** Begin **

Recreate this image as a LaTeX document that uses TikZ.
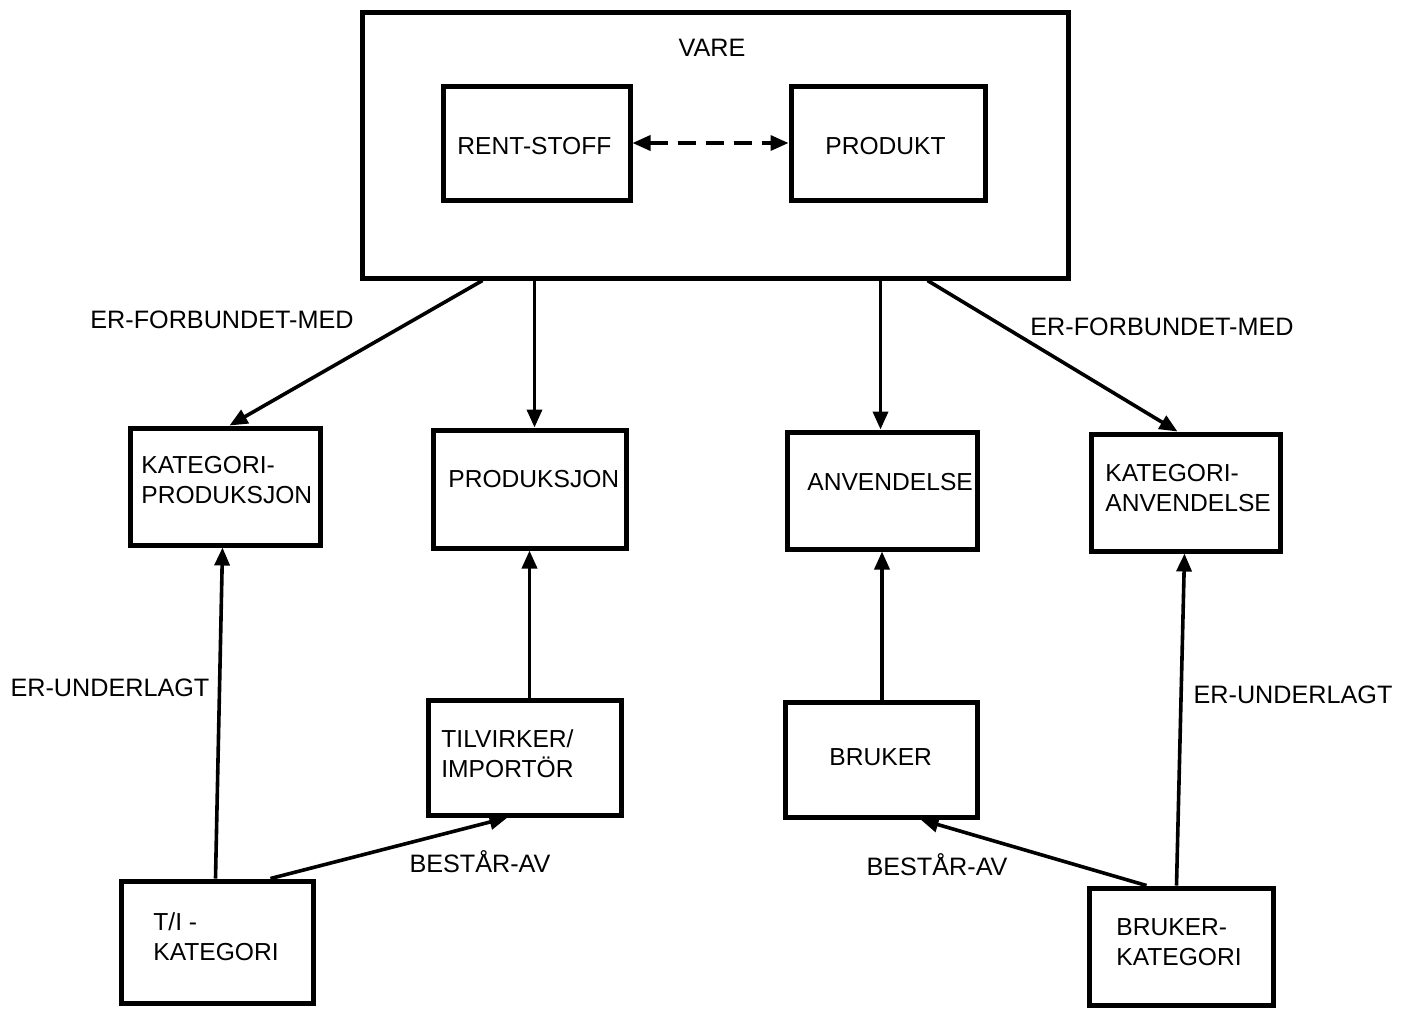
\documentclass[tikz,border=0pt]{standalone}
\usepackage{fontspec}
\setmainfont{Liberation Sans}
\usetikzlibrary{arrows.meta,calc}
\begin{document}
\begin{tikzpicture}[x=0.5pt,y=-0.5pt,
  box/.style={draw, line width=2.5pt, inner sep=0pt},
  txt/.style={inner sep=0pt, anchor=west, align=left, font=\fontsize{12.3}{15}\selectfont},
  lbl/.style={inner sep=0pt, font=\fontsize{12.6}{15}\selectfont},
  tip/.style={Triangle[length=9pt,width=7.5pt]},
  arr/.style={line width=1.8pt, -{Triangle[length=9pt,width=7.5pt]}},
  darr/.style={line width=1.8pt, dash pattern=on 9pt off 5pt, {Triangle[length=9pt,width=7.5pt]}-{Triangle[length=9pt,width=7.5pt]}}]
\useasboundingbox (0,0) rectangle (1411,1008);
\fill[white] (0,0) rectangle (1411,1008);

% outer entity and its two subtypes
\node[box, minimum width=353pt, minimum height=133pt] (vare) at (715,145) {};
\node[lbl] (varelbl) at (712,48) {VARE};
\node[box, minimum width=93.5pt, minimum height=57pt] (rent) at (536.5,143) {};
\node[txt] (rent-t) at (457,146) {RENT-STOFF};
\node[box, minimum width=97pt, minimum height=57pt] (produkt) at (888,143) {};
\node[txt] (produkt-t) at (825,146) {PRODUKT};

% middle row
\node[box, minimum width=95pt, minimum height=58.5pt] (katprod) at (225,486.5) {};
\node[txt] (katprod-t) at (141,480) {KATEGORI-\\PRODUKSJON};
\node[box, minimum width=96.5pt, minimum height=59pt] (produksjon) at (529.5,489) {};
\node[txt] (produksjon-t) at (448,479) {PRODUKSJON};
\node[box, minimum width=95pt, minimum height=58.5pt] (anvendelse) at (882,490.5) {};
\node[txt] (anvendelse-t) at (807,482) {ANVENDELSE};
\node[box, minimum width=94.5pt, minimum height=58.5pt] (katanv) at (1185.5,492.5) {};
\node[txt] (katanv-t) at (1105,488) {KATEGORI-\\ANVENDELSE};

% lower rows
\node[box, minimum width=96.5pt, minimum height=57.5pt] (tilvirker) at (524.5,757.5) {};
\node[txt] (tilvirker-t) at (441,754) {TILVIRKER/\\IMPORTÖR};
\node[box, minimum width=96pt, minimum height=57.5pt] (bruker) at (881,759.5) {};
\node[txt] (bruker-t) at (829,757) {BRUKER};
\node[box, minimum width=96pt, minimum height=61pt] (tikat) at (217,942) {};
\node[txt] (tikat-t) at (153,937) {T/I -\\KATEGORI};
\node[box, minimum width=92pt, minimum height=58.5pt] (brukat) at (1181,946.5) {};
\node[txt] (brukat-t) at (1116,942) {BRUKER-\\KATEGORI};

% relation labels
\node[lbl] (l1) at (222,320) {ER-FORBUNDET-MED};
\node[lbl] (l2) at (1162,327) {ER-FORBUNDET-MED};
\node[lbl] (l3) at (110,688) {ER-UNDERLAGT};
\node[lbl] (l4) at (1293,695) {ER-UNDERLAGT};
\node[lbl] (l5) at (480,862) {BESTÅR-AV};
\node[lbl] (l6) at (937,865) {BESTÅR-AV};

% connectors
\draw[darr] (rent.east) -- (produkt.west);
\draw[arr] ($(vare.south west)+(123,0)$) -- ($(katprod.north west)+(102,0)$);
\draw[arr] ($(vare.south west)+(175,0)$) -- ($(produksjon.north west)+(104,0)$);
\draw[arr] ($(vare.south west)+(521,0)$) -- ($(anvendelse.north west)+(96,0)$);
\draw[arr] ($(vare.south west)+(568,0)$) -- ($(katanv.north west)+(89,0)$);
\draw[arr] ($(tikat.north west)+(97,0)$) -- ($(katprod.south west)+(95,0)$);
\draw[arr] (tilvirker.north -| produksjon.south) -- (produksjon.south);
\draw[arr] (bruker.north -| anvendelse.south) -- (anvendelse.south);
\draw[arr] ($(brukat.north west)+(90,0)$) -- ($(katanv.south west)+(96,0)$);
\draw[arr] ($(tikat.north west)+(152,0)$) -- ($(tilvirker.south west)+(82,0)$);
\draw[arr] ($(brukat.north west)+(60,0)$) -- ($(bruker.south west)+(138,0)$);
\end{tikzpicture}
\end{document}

** End **

Given request
Quote, please, every line of the material above from its start through the line that has "(produkt-t) at (825,146)", reproducing the words exactly and dropping any images.

Answer below
Recreate this image as a LaTeX document that uses TikZ.
\documentclass[tikz,border=0pt]{standalone}
\usepackage{fontspec}
\setmainfont{Liberation Sans}
\usetikzlibrary{arrows.meta,calc}
\begin{document}
\begin{tikzpicture}[x=0.5pt,y=-0.5pt,
  box/.style={draw, line width=2.5pt, inner sep=0pt},
  txt/.style={inner sep=0pt, anchor=west, align=left, font=\fontsize{12.3}{15}\selectfont},
  lbl/.style={inner sep=0pt, font=\fontsize{12.6}{15}\selectfont},
  tip/.style={Triangle[length=9pt,width=7.5pt]},
  arr/.style={line width=1.8pt, -{Triangle[length=9pt,width=7.5pt]}},
  darr/.style={line width=1.8pt, dash pattern=on 9pt off 5pt, {Triangle[length=9pt,width=7.5pt]}-{Triangle[length=9pt,width=7.5pt]}}]
\useasboundingbox (0,0) rectangle (1411,1008);
\fill[white] (0,0) rectangle (1411,1008);

% outer entity and its two subtypes
\node[box, minimum width=353pt, minimum height=133pt] (vare) at (715,145) {};
\node[lbl] (varelbl) at (712,48) {VARE};
\node[box, minimum width=93.5pt, minimum height=57pt] (rent) at (536.5,143) {};
\node[txt] (rent-t) at (457,146) {RENT-STOFF};
\node[box, minimum width=97pt, minimum height=57pt] (produkt) at (888,143) {};
\node[txt] (produkt-t) at (825,146) {PRODUKT};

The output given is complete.